Well, I just got my #4 Type 16 that I won from thE bay and I think I'm going to give this stuff a try. This is my very first hand plane purchase which would make this my first clean-up/resto. I'm going to start with just the iron and chip breaker. The lever cap has an interesting patina that I may want to keep. And what room with better ventilation than the bathroom? Plus, once finished, I can just dump it into the toilet. I'll report back. Hopefully with pics. Wish me luck.


----------



## tnguyengp (Feb 19, 2013)

Proper protection from moisture is important. No matter how effective a container may be, there is always a possibility that a minute amount of moisture may seep in. This is an effective rust remover that quickly eliminate rust on ferrous metals:
http://www.protectivepackaging.net/rust-remover


----------



## CyberDyneSystems (May 29, 2012)

I too have had great results with Evaporust. Love the re useability, I'm still on my first can.
This is interesting though, and I might try ti as well.

... but for ease of use, and less concern about damaging myself or anything else, I will use Evaporust for most tasks.


----------



## donwilwol (May 16, 2011)

i was in the dollar store the other day and they had the quart size container. I said for a buck I'd give it a try. I'll let you know.


----------



## GlennsGrandson (Jan 29, 2012)

Since I have used this I have had an unusual amount of rust forming on everything in my shop/garage, penetrating the wax on cast iron and everything. I need to clean out my shop and air it out. I'd recommend doing this outside or in the bathroom with ventilation.

Really clean the part well after use with soap and water or something else. Maybe oil it right away and wax it later if necessary.


----------



## JayT (May 6, 2012)

Since I have used this I have had an unusual amount of rust forming on everything in my shop/garage, penetrating the wax on cast iron and everything

Not surprised by that at all. At the hardware stores I work at, the shelves and any steel can in the vicinity of the muriatic acid (hydrochloric acid) rusts in no time. It doesn't matter that the stuff is still factory sealed, somehow the vapors still get out and cause major rusting.

I can put up with a rusty shelf at work, the tools in my shop is another matter.
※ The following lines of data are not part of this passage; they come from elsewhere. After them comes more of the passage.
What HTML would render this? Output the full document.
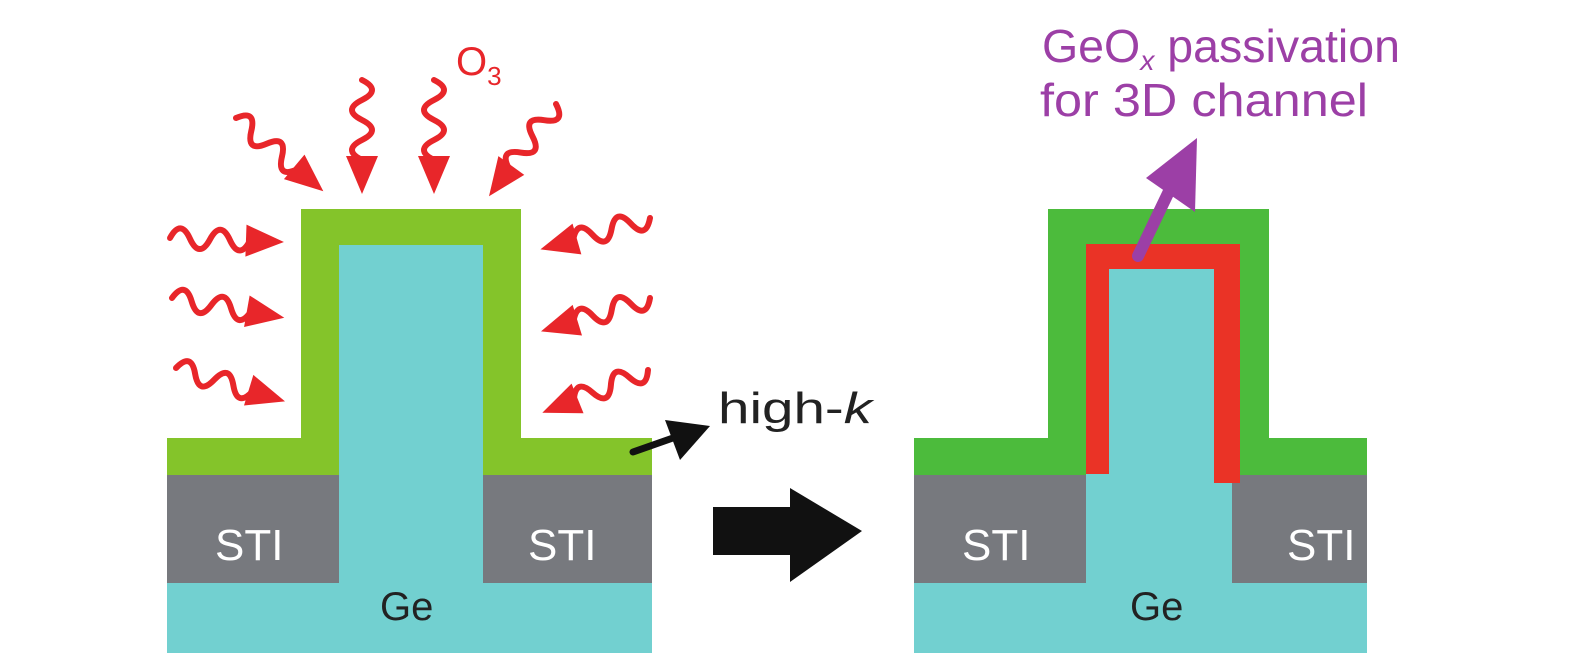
<!DOCTYPE html>
<html><head><style>
body{margin:0;background:#fff;}
svg{display:block;}
text{font-family:"Liberation Sans","DejaVu Sans",sans-serif;}
</style></head><body>
<svg width="1575" height="663" viewBox="0 0 1575 663" xmlns="http://www.w3.org/2000/svg">
<defs>
<g id="wa">
<path d="M0,0 q10,-20 20,0 t20,0 t20,0 t20,0" fill="none" stroke="#e8262a" stroke-width="6" stroke-linecap="round"/>
<polygon points="76,-16 114,0 76,16" fill="#e8262a"/>
</g>
</defs>
<!-- LEFT -->
<rect x="167" y="583" width="485" height="70" fill="#72d0d0"/>
<rect x="167" y="475" width="172" height="108" fill="#77797e"/>
<rect x="483" y="475" width="169" height="108" fill="#77797e"/>
<path d="M167,438 H301 V209 H521 V438 H652 V475 H483 V245 H339 V475 H167 Z" fill="#84c42a"/>
<rect x="339" y="245" width="144" height="338" fill="#72d0d0"/>
<text x="215" y="560" font-size="44" fill="#fff">STI</text>
<text x="528" y="560" font-size="44" fill="#fff">STI</text>
<text x="380" y="620" font-size="40" fill="#222">Ge</text>
<text x="456" y="75" font-size="40" fill="#e8262a">O<tspan font-size="26" dy="10">3</tspan></text>
<use href="#wa" transform="translate(362,80) rotate(90)"/>
<use href="#wa" transform="translate(434,80) rotate(90)"/>
<use href="#wa" transform="translate(236,118) rotate(40)"/>
<use href="#wa" transform="translate(556,104) rotate(126)"/>
<use href="#wa" transform="translate(170,238) rotate(2)"/>
<use href="#wa" transform="translate(172,298) rotate(10)"/>
<use href="#wa" transform="translate(176,368) rotate(17)"/>
<use href="#wa" transform="translate(650,218) rotate(164)"/>
<use href="#wa" transform="translate(650,298) rotate(163)"/>
<use href="#wa" transform="translate(648,370) rotate(158)"/>
<!-- high-k -->
<line x1="633" y1="452" x2="690" y2="432" stroke="#111" stroke-width="7" stroke-linecap="round"/>
<polygon points="665,420 710,426 680,460" fill="#111"/>
<text x="718" y="423" font-size="44" fill="#222" textLength="154" lengthAdjust="spacingAndGlyphs">high-<tspan font-style="italic">k</tspan></text>
<!-- big arrow -->
<rect x="713" y="507" width="80" height="48" fill="#111"/>
<polygon points="790,488 862,531 790,582" fill="#111"/>
<!-- RIGHT -->
<rect x="914" y="583" width="453" height="70" fill="#72d0d0"/>
<rect x="914" y="475" width="172" height="108" fill="#77797e"/>
<rect x="1232" y="475" width="135" height="108" fill="#77797e"/>
<path d="M914,438 H1048 V209 H1269 V438 H1367 V475 H914 Z" fill="#4cbb3c"/>
<rect x="1086" y="470" width="146" height="113" fill="#72d0d0"/>
<path d="M1086,474 V244 H1240 V483 H1214 V269 H1109 V474 Z" fill="#ea3326"/>
<rect x="1109" y="269" width="105" height="314" fill="#72d0d0"/>
<text x="962" y="560" font-size="44" fill="#fff">STI</text>
<text x="1287" y="560" font-size="44" fill="#fff">STI</text>
<text x="1130" y="620" font-size="40" fill="#222">Ge</text>
<line x1="1138" y1="256" x2="1172" y2="185" stroke="#9c3fa6" stroke-width="12" stroke-linecap="round"/>
<polygon points="1146,178 1197,138 1195,212" fill="#9c3fa6"/>
<text x="1042" y="62" font-size="46" fill="#9c3fa6" textLength="358" lengthAdjust="spacingAndGlyphs">GeO<tspan font-style="italic" font-size="28" dy="8">x</tspan><tspan dy="-8"> passivation</tspan></text>
<text x="1040" y="116" font-size="46" fill="#9c3fa6" textLength="328" lengthAdjust="spacingAndGlyphs">for 3D channel</text>
</svg>
</body></html>
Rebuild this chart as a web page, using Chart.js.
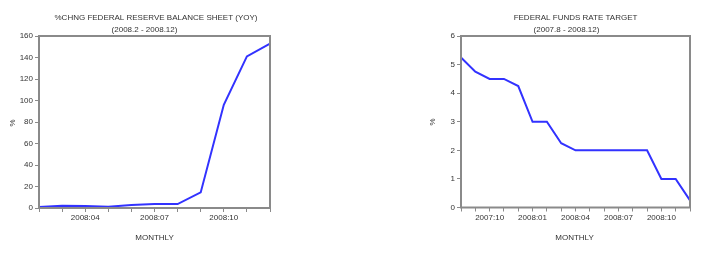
<!DOCTYPE html>
<html>
<head>
<meta charset="utf-8">
<script src="https://cdn.jsdelivr.net/npm/chart.js@4"></script>
<style>
  html, body { margin: 0; padding: 0; background: #fff; }
  .wrap { position: absolute; top: 0; width: 354px; height: 261px; }
</style>
</head>
<body>
<div class="wrap" style="left:0"><canvas id="c1" width="354" height="261"></canvas></div>
<div class="wrap" style="left:354px"><canvas id="c2" width="354" height="261"></canvas></div>
<script>
// ---- Data: Fed balance sheet %change (YoY) ----
const bsMonths = ['2008:02','2008:03','2008:04','2008:05','2008:06','2008:07','2008:08','2008:09','2008:10','2008:11','2008:12'];
const bsValues = [1.0, 2.0, 1.8, 1.2, 2.8, 3.7, 3.7, 14.5, 96, 141, 153];
const bsTickLabels = ['2008:04','2008:07','2008:10'];

// ---- Data: Federal funds rate target ----
const ffMonths = ['2007:08','2007:09','2007:10','2007:11','2007:12','2008:01','2008:02','2008:03','2008:04','2008:05','2008:06','2008:07','2008:08','2008:09','2008:10','2008:11','2008:12'];
const ffValues = [5.25, 4.75, 4.5, 4.5, 4.25, 3.0, 3.0, 2.25, 2.0, 2.0, 2.0, 2.0, 2.0, 2.0, 1.0, 1.0, 0.25];
const ffTickLabels = ['2007:10','2008:01','2008:04','2008:07','2008:10'];

const FONT = '"Liberation Sans", Arial, sans-serif';
const TXT = '#333';
const AXC = '#8a8a8a';

const decor = {
  id: 'decor',
  afterDraw(chart, args, o) {
    const ctx = chart.ctx, a = chart.chartArea;
    ctx.save();
    ctx.strokeStyle = AXC;
    ctx.lineWidth = 2;
    ctx.strokeRect(a.left, a.top, a.right - a.left, a.bottom - a.top);
    ctx.fillStyle = TXT;
    ctx.font = '8px ' + FONT;
    ctx.textAlign = 'center';
    ctx.textBaseline = 'middle';
    const cx = (a.left + a.right) / 2;
    ctx.fillText(o.title, cx + o.tdx, 18);
    ctx.fillText(o.subtitle, cx + o.sdx, 30);
    ctx.fillText(o.xTitle, cx + o.xdx, 238);
    ctx.translate(o.yx, o.yy);
    ctx.rotate(-Math.PI / 2);
    ctx.fillText(o.yTitle, 0, 0);
    ctx.restore();
  }
};

function makeChart(id, labels, values, tickLabels, yMax, yStep, yWidth, pad, dec) {
  return new Chart(document.getElementById(id), {
    type: 'line',
    data: {
      labels: labels,
      datasets: [{
        data: values,
        borderColor: '#3232ff',
        borderWidth: 2,
        pointRadius: 0,
        tension: 0,
        fill: false
      }]
    },
    options: {
      responsive: false,
      animation: false,
      layout: { padding: pad },
      plugins: { legend: { display: false }, tooltip: { enabled: false }, decor: dec },
      scales: {
        x: {
          type: 'category',
          offset: false,
          afterFit(s) { s.height = 20; },
          border: { display: false },
          grid: { display: true, drawOnChartArea: false, drawTicks: true, tickLength: 4, color: AXC, lineWidth: 1 },
          ticks: {
            autoSkip: false, maxRotation: 0, minRotation: 0, padding: 1,
            color: TXT, font: { family: FONT, size: 8 },
            callback(v) { const l = this.getLabelForValue(v); return tickLabels.includes(l) ? l : ''; }
          }
        },
        y: {
          min: 0, max: yMax,
          afterFit(s) { s.width = yWidth; },
          border: { display: false },
          grid: { display: true, drawOnChartArea: false, drawTicks: true, tickLength: 4, color: AXC, lineWidth: 1 },
          ticks: { stepSize: yStep, padding: 2, color: TXT, font: { family: FONT, size: 8 } }
        }
      }
    },
    plugins: [decor]
  });
}

makeChart('c1', bsMonths, bsValues, bsTickLabels, 160, 20, 39,
  { left: 0, right: 84, top: 36, bottom: 33 },
  { title: '%CHNG FEDERAL RESERVE BALANCE SHEET (YOY)', subtitle: '(2008.2 - 2008.12)', xTitle: 'MONTHLY', yTitle: '%',
    tdx: 1.5, sdx: -10, xdx: 0, yx: 13, yy: 123 });

makeChart('c2', ffMonths, ffValues, ffTickLabels, 6, 1, 107,
  { left: 0, right: 18, top: 36, bottom: 33.5 },
  { title: 'FEDERAL FUNDS RATE TARGET', subtitle: '(2007.8 - 2008.12)', xTitle: 'MONTHLY', yTitle: '%',
    tdx: 0, sdx: -9, xdx: -1, yx: 79, yy: 122 });
</script>
</body>
</html>
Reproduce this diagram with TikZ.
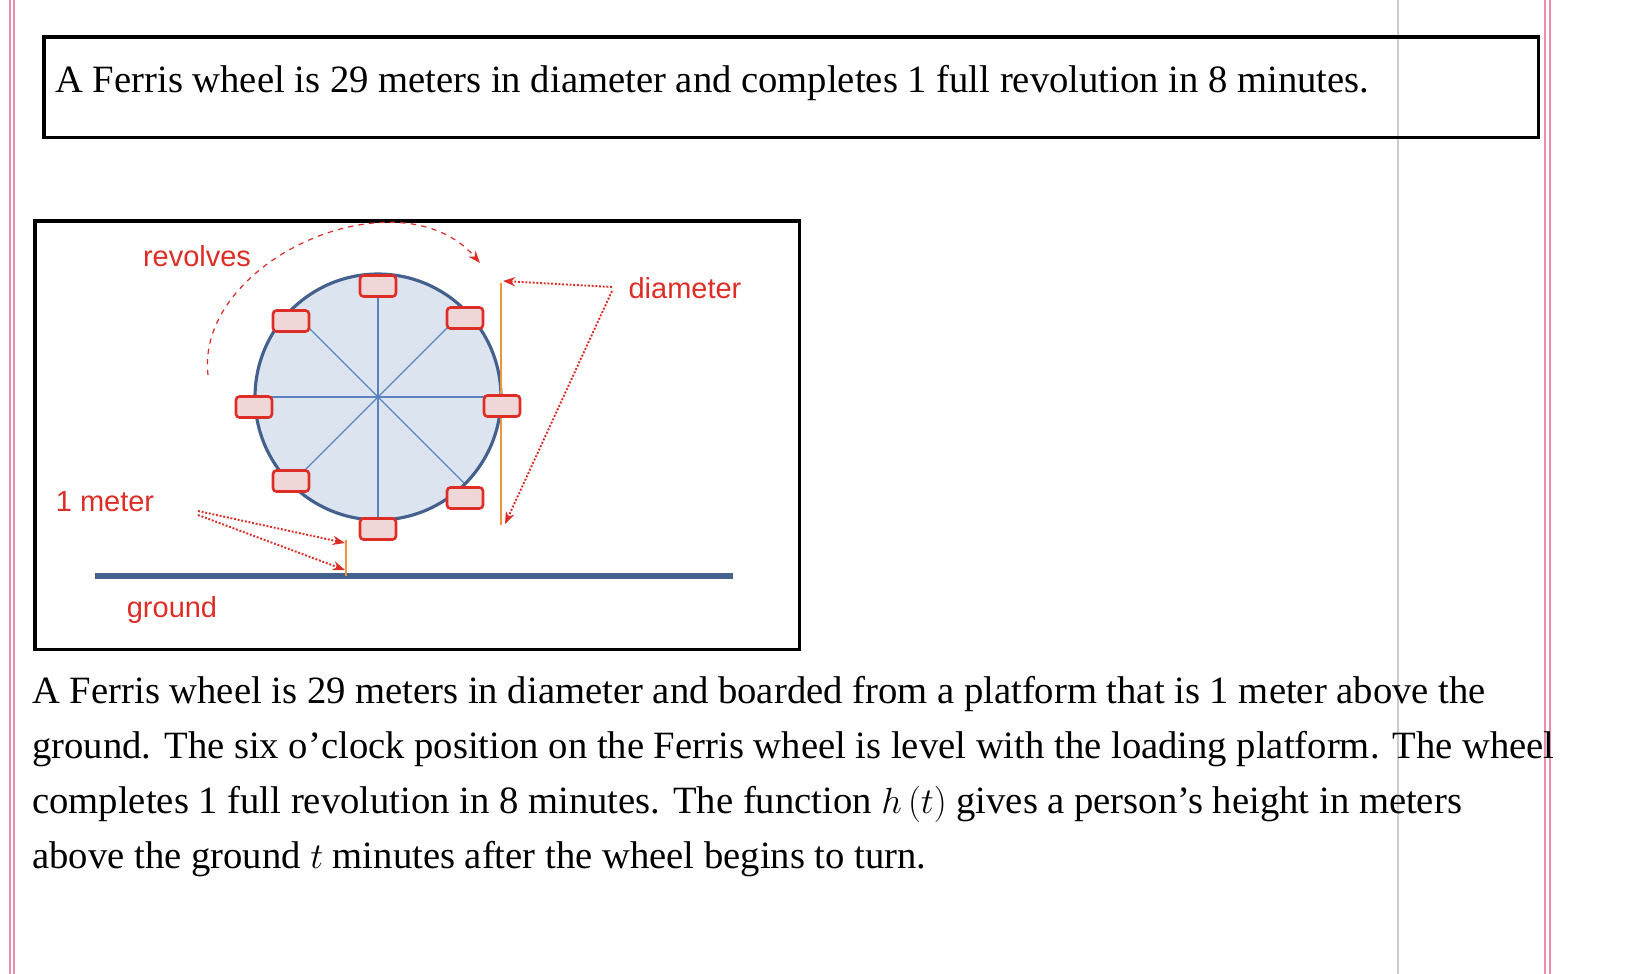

I'll stick to Evaporust and electrolysis for rust removal.


----------



## wreker (Dec 18, 2012)

I used The Works on a couple saws and a maybe a dozen brace bits. I neglected to protect the bits afterwards and they flash rusted over night. The second time I made sure to wipe them with some 3-in-1 Oil and they've been fine, no rust.

Definately use it in a well ventilated area, and dispose of it in the toilet. For 2 bucks a quart at the grocery store, it's pretty cheap, easily available, and dual use.

Here is my Bay State saw before.









Bubbling in the sauce.









Here it is after.
All I've done here was brush it lightly with a brass brush to knock off some heavy rust and paint, and then run a few light passes of 0000 steel wool over the etch to see if I could bring it out some.
It's important to note that the etch was not at all visable on the saw before it went into the Works Bath.


----------